## [Available data]
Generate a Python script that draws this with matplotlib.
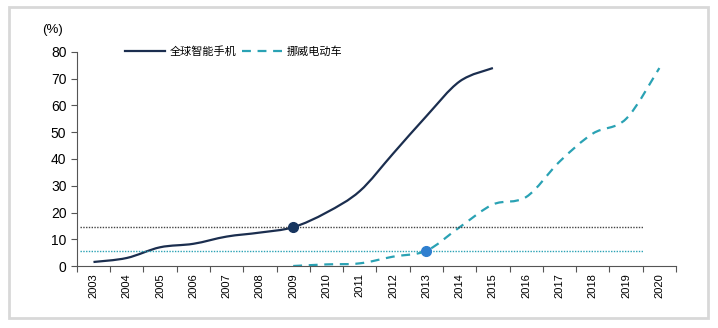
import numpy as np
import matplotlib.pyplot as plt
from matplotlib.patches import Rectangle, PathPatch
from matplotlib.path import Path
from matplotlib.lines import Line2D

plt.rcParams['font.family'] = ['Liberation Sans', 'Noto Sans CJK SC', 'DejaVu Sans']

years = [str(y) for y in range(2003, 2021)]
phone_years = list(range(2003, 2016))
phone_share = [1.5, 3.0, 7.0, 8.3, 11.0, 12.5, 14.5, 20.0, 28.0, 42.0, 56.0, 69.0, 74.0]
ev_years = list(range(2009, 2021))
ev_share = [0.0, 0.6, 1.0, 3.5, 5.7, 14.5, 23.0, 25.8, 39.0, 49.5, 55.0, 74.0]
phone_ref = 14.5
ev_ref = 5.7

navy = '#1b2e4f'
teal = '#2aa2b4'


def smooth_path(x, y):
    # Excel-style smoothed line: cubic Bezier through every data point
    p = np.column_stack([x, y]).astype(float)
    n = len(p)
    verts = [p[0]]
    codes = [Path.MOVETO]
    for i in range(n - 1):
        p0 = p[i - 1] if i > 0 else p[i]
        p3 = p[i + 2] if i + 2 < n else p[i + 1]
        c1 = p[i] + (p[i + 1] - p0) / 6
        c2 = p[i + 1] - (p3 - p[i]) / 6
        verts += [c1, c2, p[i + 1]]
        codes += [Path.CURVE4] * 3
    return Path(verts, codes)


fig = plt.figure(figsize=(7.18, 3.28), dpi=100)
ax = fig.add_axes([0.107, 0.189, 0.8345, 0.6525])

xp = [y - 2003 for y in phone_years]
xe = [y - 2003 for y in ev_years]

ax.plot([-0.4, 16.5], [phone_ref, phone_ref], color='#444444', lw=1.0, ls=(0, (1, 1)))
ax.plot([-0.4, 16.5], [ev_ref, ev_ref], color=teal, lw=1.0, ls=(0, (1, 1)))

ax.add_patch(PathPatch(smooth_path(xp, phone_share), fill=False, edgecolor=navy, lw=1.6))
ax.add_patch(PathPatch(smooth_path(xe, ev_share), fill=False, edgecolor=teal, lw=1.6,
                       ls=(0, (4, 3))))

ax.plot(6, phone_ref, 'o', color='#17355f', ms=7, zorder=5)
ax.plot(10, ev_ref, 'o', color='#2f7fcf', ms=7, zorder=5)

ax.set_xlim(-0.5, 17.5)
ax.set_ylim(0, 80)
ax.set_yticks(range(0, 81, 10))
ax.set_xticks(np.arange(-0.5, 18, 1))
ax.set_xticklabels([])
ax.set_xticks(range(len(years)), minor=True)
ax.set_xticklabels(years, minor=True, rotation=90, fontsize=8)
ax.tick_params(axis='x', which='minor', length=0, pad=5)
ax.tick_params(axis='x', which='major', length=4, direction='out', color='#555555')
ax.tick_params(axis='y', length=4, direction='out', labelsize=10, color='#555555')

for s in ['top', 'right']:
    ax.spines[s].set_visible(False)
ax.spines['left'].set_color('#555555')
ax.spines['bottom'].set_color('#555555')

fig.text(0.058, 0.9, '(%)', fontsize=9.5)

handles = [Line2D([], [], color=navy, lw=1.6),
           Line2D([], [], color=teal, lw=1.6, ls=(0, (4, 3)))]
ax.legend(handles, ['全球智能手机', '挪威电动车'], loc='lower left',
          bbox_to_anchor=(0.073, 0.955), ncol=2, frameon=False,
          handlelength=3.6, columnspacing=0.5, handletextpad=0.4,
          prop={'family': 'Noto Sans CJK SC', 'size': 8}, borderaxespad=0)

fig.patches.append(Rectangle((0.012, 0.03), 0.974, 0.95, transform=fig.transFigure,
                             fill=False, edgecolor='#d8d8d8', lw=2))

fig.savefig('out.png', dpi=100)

## [What to do]
Exclude the pictures, and transcribe all of the material exactly.

## [Worked solution]
Generate a Python script that draws this with matplotlib.
import numpy as np
import matplotlib.pyplot as plt
from matplotlib.patches import Rectangle, PathPatch
from matplotlib.path import Path
from matplotlib.lines import Line2D

plt.rcParams['font.family'] = ['Liberation Sans', 'Noto Sans CJK SC', 'DejaVu Sans']

years = [str(y) for y in range(2003, 2021)]
phone_years = list(range(2003, 2016))
phone_share = [1.5, 3.0, 7.0, 8.3, 11.0, 12.5, 14.5, 20.0, 28.0, 42.0, 56.0, 69.0, 74.0]
ev_years = list(range(2009, 2021))
ev_share = [0.0, 0.6, 1.0, 3.5, 5.7, 14.5, 23.0, 25.8, 39.0, 49.5, 55.0, 74.0]
phone_ref = 14.5
ev_ref = 5.7

navy = '#1b2e4f'
teal = '#2aa2b4'


def smooth_path(x, y):
    # Excel-style smoothed line: cubic Bezier through every data point
    p = np.column_stack([x, y]).astype(float)
    n = len(p)
    verts = [p[0]]
    codes = [Path.MOVETO]
    for i in range(n - 1):
        p0 = p[i - 1] if i > 0 else p[i]
        p3 = p[i + 2] if i + 2 < n else p[i + 1]
        c1 = p[i] + (p[i + 1] - p0) / 6
        c2 = p[i + 1] - (p3 - p[i]) / 6
        verts += [c1, c2, p[i + 1]]
        codes += [Path.CURVE4] * 3
    return Path(verts, codes)


fig = plt.figure(figsize=(7.18, 3.28), dpi=100)
ax = fig.add_axes([0.107, 0.189, 0.8345, 0.6525])

xp = [y - 2003 for y in phone_years]
xe = [y - 2003 for y in ev_years]

ax.plot([-0.4, 16.5], [phone_ref, phone_ref], color='#444444', lw=1.0, ls=(0, (1, 1)))
ax.plot([-0.4, 16.5], [ev_ref, ev_ref], color=teal, lw=1.0, ls=(0, (1, 1)))

ax.add_patch(PathPatch(smooth_path(xp, phone_share), fill=False, edgecolor=navy, lw=1.6))
ax.add_patch(PathPatch(smooth_path(xe, ev_share), fill=False, edgecolor=teal, lw=1.6,
                       ls=(0, (4, 3))))

ax.plot(6, phone_ref, 'o', color='#17355f', ms=7, zorder=5)
ax.plot(10, ev_ref, 'o', color='#2f7fcf', ms=7, zorder=5)

ax.set_xlim(-0.5, 17.5)
ax.set_ylim(0, 80)
ax.set_yticks(range(0, 81, 10))
ax.set_xticks(np.arange(-0.5, 18, 1))
ax.set_xticklabels([])
ax.set_xticks(range(len(years)), minor=True)
ax.set_xticklabels(years, minor=True, rotation=90, fontsize=8)
ax.tick_params(axis='x', which='minor', length=0, pad=5)
ax.tick_params(axis='x', which='major', length=4, direction='out', color='#555555')
ax.tick_params(axis='y', length=4, direction='out', labelsize=10, color='#555555')

for s in ['top', 'right']:
    ax.spines[s].set_visible(False)
ax.spines['left'].set_color('#555555')
ax.spines['bottom'].set_color('#555555')

fig.text(0.058, 0.9, '(%)', fontsize=9.5)

handles = [Line2D([], [], color=navy, lw=1.6),
           Line2D([], [], color=teal, lw=1.6, ls=(0, (4, 3)))]
ax.legend(handles, ['全球智能手机', '挪威电动车'], loc='lower left',
          bbox_to_anchor=(0.073, 0.955), ncol=2, frameon=False,
          handlelength=3.6, columnspacing=0.5, handletextpad=0.4,
          prop={'family': 'Noto Sans CJK SC', 'size': 8}, borderaxespad=0)

fig.patches.append(Rectangle((0.012, 0.03), 0.974, 0.95, transform=fig.transFigure,
                             fill=False, edgecolor='#d8d8d8', lw=2))

fig.savefig('out.png', dpi=100)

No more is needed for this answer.